Lid 2 In afwijking van het vorige lid, kan het college een onafhankelijke instantie om advies vragen. Dit kan bijvoorbeeld in geval van twijfel over de noodzaak van kinderopvang op grond van sociaal medische redenen.
Lid 3 Zie toelichting artikel 3c
Artikel 6. Verlenen subsidie kinderopvang SMI
Lid 1 Zonder sociaal medische indicatie wordt er geen subsidie verleend.
Lid 2 Een subsidie kinderopvang SMI is tijdelijk en voorziet niet in een structurele oplossing. Het is daarom een belangrijke voorwaarde dat de ouder meewerkt aan de opzet van een gezinsplan waarbij het gezin weer in eigen kracht gezet kan worden.

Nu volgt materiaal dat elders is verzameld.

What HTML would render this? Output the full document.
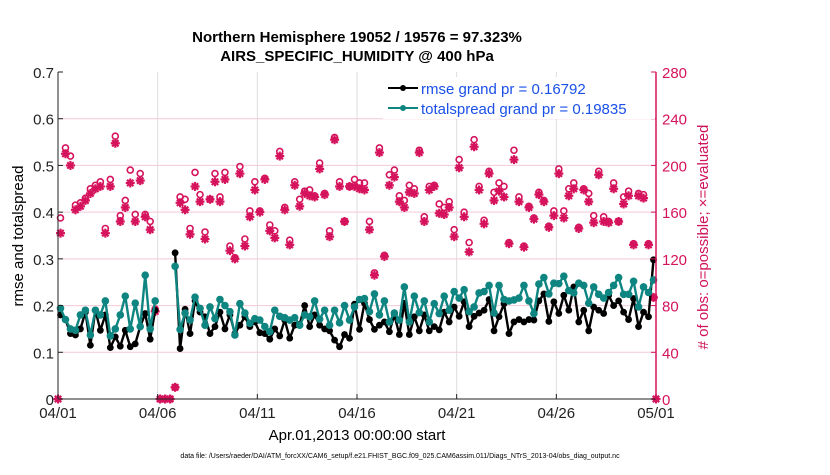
<!DOCTYPE html>
<html><head><meta charset="utf-8"><style>
body{margin:0;background:#fff;}
svg text{font-family:"Liberation Sans",Arial,sans-serif;}
</style></head><body>
<svg id="chart" width="830" height="470" viewBox="0 0 830 470" xmlns="http://www.w3.org/2000/svg">
<rect x="0" y="0" width="830" height="470" fill="#fff"/>
<text x="357" y="42" font-size="15" font-weight="bold" text-anchor="middle">Northern Hemisphere 19052 / 19576 = 97.323%</text>
<text x="357" y="61" font-size="15" font-weight="bold" text-anchor="middle">AIRS_SPECIFIC_HUMIDITY @ 400 hPa</text>
<g id="grid"></g>
<g id="marks"></g>
<g id="axes"></g>
<g>
<rect x="383" y="77" width="272" height="42" fill="#fff"/>
<line x1="388" y1="88" x2="418" y2="88" stroke="#000" stroke-width="2"/><circle cx="403" cy="88" r="3" fill="#000"/>
<text x="421" y="94" font-size="15" fill="#1a50e8">rmse grand pr = 0.16792</text>
<line x1="388" y1="108" x2="418" y2="108" stroke="#0e8580" stroke-width="2"/><circle cx="403" cy="108" r="3" fill="#0e8580"/>
<text x="421" y="114" font-size="15" fill="#1a50e8">totalspread grand pr = 0.19835</text>
</g>
<text transform="translate(23,236) rotate(-90)" font-size="15" text-anchor="middle">rmse and totalspread</text>
<text transform="translate(708,237) rotate(-90)" font-size="15" text-anchor="middle" fill="#d0145a"># of obs: o=possible; ×=evaluated</text>
<text x="357" y="440" font-size="15" text-anchor="middle">Apr.01,2013 00:00:00 start</text>
<text x="400" y="458" font-size="7" text-anchor="middle">data file: /Users/raeder/DAI/ATM_forcXX/CAM6_setup/f.e21.FHIST_BGC.f09_025.CAM6assim.011/Diags_NTrS_2013-04/obs_diag_output.nc</text>
</svg>
<script>
const rmse=[0.18,0.17,0.14,0.137,0.15,0.186,0.115,0.19,0.147,0.18,0.11,0.133,0.113,0.147,0.112,0.118,0.155,0.183,0.128,0.19,null,null,null,0.313,0.108,0.192,0.14,0.21,0.186,0.176,0.14,0.155,0.186,0.15,0.18,0.14,0.158,0.176,0.155,0.165,0.142,0.14,0.128,0.15,0.135,0.169,0.13,0.158,0.16,0.2,0.155,0.18,0.158,0.15,0.146,0.126,0.112,0.138,0.13,0.203,0.149,0.205,0.17,0.149,0.158,0.165,0.144,0.18,0.138,0.205,0.138,0.176,0.146,0.18,0.146,0.155,0.148,0.186,0.165,0.197,0.177,0.208,0.155,0.177,0.184,0.19,0.213,0.146,0.176,0.204,0.14,0.165,0.17,0.165,0.17,0.169,0.21,0.225,0.166,0.208,0.183,0.222,0.19,0.24,0.165,0.19,0.146,0.197,0.19,0.183,0.222,0.2,0.21,0.186,0.17,0.215,0.155,0.186,0.176,0.298];
const spread=[0.194,0.17,0.15,0.147,0.18,0.19,0.137,0.19,0.18,0.21,0.135,0.15,0.18,0.22,0.15,0.205,0.155,0.265,0.15,0.21,null,null,null,0.284,0.149,0.184,0.169,0.218,0.194,0.158,0.197,0.172,0.213,0.2,0.187,0.137,0.204,0.184,0.162,0.172,0.169,0.155,0.144,0.19,0.177,0.174,0.169,0.174,0.158,0.18,0.176,0.21,0.171,0.19,0.158,0.19,0.163,0.2,0.169,0.197,0.213,0.215,0.187,0.225,0.18,0.21,0.165,0.184,0.169,0.24,0.165,0.22,0.185,0.21,0.165,0.204,0.183,0.22,0.19,0.23,0.216,0.234,0.187,0.197,0.227,0.23,0.243,0.184,0.243,0.213,0.21,0.212,0.216,0.243,0.21,0.183,0.246,0.26,0.225,0.248,0.247,0.263,0.232,0.227,0.248,0.243,0.205,0.24,0.224,0.216,0.228,0.243,0.26,0.224,0.224,0.252,0.197,0.24,0.228,0.255];
const possible=[155,215,208,166,168,172,180,183,186,146,188,225,157,170,196,158,193,158,152,77,0,0,0,10,173,171,146,194,175,143,171,193,173,194,131,121,199,137,161,186,161,189,149,144,212,164,136,186,171,178,179,174,202,176,144,224,186,152,182,188,185,185,152,108,215,123,192,196,174,170,183,180,213,156,182,183,167,164,169,145,205,160,134,222,182,153,195,177,185,182,134,213,173,131,165,155,177,170,148,161,197,161,180,185,147,180,176,157,195,156,152,185,152,173,178,133,176,175,133,87];
const evaluated=[142,210,200,162,165,170,176,180,182,142,182,219,152,164,185,152,187,156,145,75,0,0,0,10,168,162,141,182,169,137,171,186,169,188,127,120,193,131,156,179,160,188,144,138,208,162,132,183,165,176,174,173,197,175,139,222,182,152,182,182,180,179,145,106,211,122,183,190,169,164,177,176,211,152,179,182,159,158,164,139,198,156,126,216,179,150,193,170,178,173,133,205,169,130,164,154,175,169,147,157,193,155,174,180,146,179,169,151,192,152,151,180,152,167,174,132,174,172,132,87];
const edgeDays=[0,30];
const edgeObs=[0,0];
const xTicks=["04/01","04/06","04/11","04/16","04/21","04/26","05/01"];
const yTicksLeft=[0,0.1,0.2,0.3,0.4,0.5,0.6,0.7];
const yTicksRight=[0,40,80,120,160,200,240,280];

const NS='http://www.w3.org/2000/svg';
const X0=58,X1=656,Y0=399,Y1=72;
const xs=d=>X0+(X1-X0)*d/30;
const yL=v=>Y0-(Y0-Y1)*v/0.7;
const yR=v=>Y0-(Y0-Y1)*v/280;
const dayOf=i=>i*0.25+0.125;
function mk(tag,attrs,parent){const e=document.createElementNS(NS,tag);for(const k in attrs)e.setAttribute(k,attrs[k]);parent.appendChild(e);return e;}
const grid=document.getElementById('grid'),marks=document.getElementById('marks'),axes=document.getElementById('axes');
const PINK='#d5135c',TEAL='#0e8580';

xTicks.forEach((t,i)=>{const x=xs(i*5);
 if(i>0&&i<6){const g=mk('line',{x1:x,x2:x,y1:Y1,y2:Y0,stroke:'#dddddd','stroke-width':1},grid);
 
 }
 const tk=mk('line',{x1:x,x2:x,y1:Y0,y2:Y0-5,stroke:'#222'},axes);
 
 
 const tx=mk('text',{x:x,y:Y0+19,'font-size':15,'text-anchor':'middle',fill:'#222'},axes);tx.textContent=t;
 
 
});
yTicksRight.forEach(v=>{const y=yR(v);
 if(v>0&&v<280){const g=mk('line',{x1:X0,x2:X1,y1:y,y2:y,stroke:'#f3c9d7','stroke-width':1},grid);
 
 }
 const tk=mk('line',{x1:X1,x2:X1-5,y1:y,y2:y,stroke:PINK},axes);
 
 
 const tx=mk('text',{x:X1+6,y:y+6,'font-size':15,fill:PINK},axes);tx.textContent=v;
 
 
});
yTicksLeft.forEach(v=>{const y=yL(v);
 const tk=mk('line',{x1:X0,x2:X0+5,y1:y,y2:y,stroke:'#222'},axes);
 
 
 const tx=mk('text',{x:X0-4,y:y+6,'font-size':15,'text-anchor':'end',fill:'#222'},axes);tx.textContent=v===0?'0':v.toFixed(1);
 
 
});
const la=mk('line',{x1:X0,x2:X0,y1:Y1,y2:Y0,stroke:'#222'},axes);


const ba=mk('line',{x1:X0,x2:X1,y1:Y0,y2:Y0,stroke:'#222'},axes);


const ra=mk('line',{x1:X1,x2:X1,y1:Y1,y2:Y0,stroke:PINK,'stroke-width':1.5},axes);



function star(cx,cy,parent){const g=mk('g',{stroke:PINK,'stroke-width':2.2},parent);
 mk('line',{x1:cx-4.5,x2:cx+4.5,y1:cy,y2:cy},g);mk('line',{x1:cx,x2:cx,y1:cy-4.5,y2:cy+4.5},g);
 mk('line',{x1:cx-3.2,x2:cx+3.2,y1:cy-3.2,y2:cy+3.2},g);mk('line',{x1:cx-3.2,x2:cx+3.2,y1:cy+3.2,y2:cy-3.2},g);return g;}
possible.forEach((v,i)=>{const c=mk('circle',{cx:xs(dayOf(i)),cy:yR(v),r:3,fill:'none',stroke:PINK,'stroke-width':1.6},marks);
 
 });
evaluated.forEach((v,i)=>{const s=star(xs(dayOf(i)),yR(v),marks);
 
 });
edgeDays.forEach((d,i)=>{const s=star(xs(d),yR(edgeObs[i]),marks);
 
 });
function series(arr,color,r,name){
 let segs=[],cur=[];
 arr.forEach((v,i)=>{if(v===null){if(cur.length)segs.push(cur);cur=[];}else cur.push([xs(dayOf(i)),yL(v)]);});
 if(cur.length)segs.push(cur);
 segs.forEach(s=>{const p=mk('polyline',{points:s.map(q=>q.join(',')).join(' '),fill:'none',stroke:color,'stroke-width':2.4,'stroke-linejoin':'round'},marks);
  
  });
 arr.forEach((v,i)=>{if(v===null)return;const c=mk('circle',{cx:xs(dayOf(i)),cy:yL(v),r:r,fill:color},marks);
  
  });
}
series(rmse,'#000',3.4,'rmse');
series(spread,TEAL,3.8,'totalspread');
</script>
</body></html>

Artikel 7. Duur en omvang subsidie
Omdat het een regeling betreft voor een tijdelijke oplossing voor opvang is ervoor gekozen de toekenning van de subsidie in duur en omvang te begrenzen. De maximale uren per dag en dagdeel zijn gebruikelijk in de kinderopvang branche.
De hardheidsclausule in de algemene subsidieverordening maakt het mogelijk om van deze begrenzing af te wijken als dat in het individuele geval echt noodzakelijk is.
Artikel 8. Hoogte subsidie
Om rechtsongelijkheid te voorkomen is besloten voor de vaststelling van de hoogte van de tegemoetkoming en de eigen bijdrage aansluiting te zoeken bij de berekeningssystematiek van de Belastingdienst, zoals die bij werkende ouders van toepassing is. Artikel 6.5 van de beleidsregels bijzondere bijstand bepaalt dat het college bijzondere bijstand kan verlenen voor de eigen bijdrage voor kinderopvang die is vastgesteld op basis van een sociale of medische indicatie.
Artikel 10. Betaling
Lid 3 Hierbij wordt aansluiting gezocht bij de maandelijkse facturering van de kinderopvangorganisatie. De ouder is zelf verantwoordelijk voor de aanvullende betaling aan de kinderopvangorganisatie.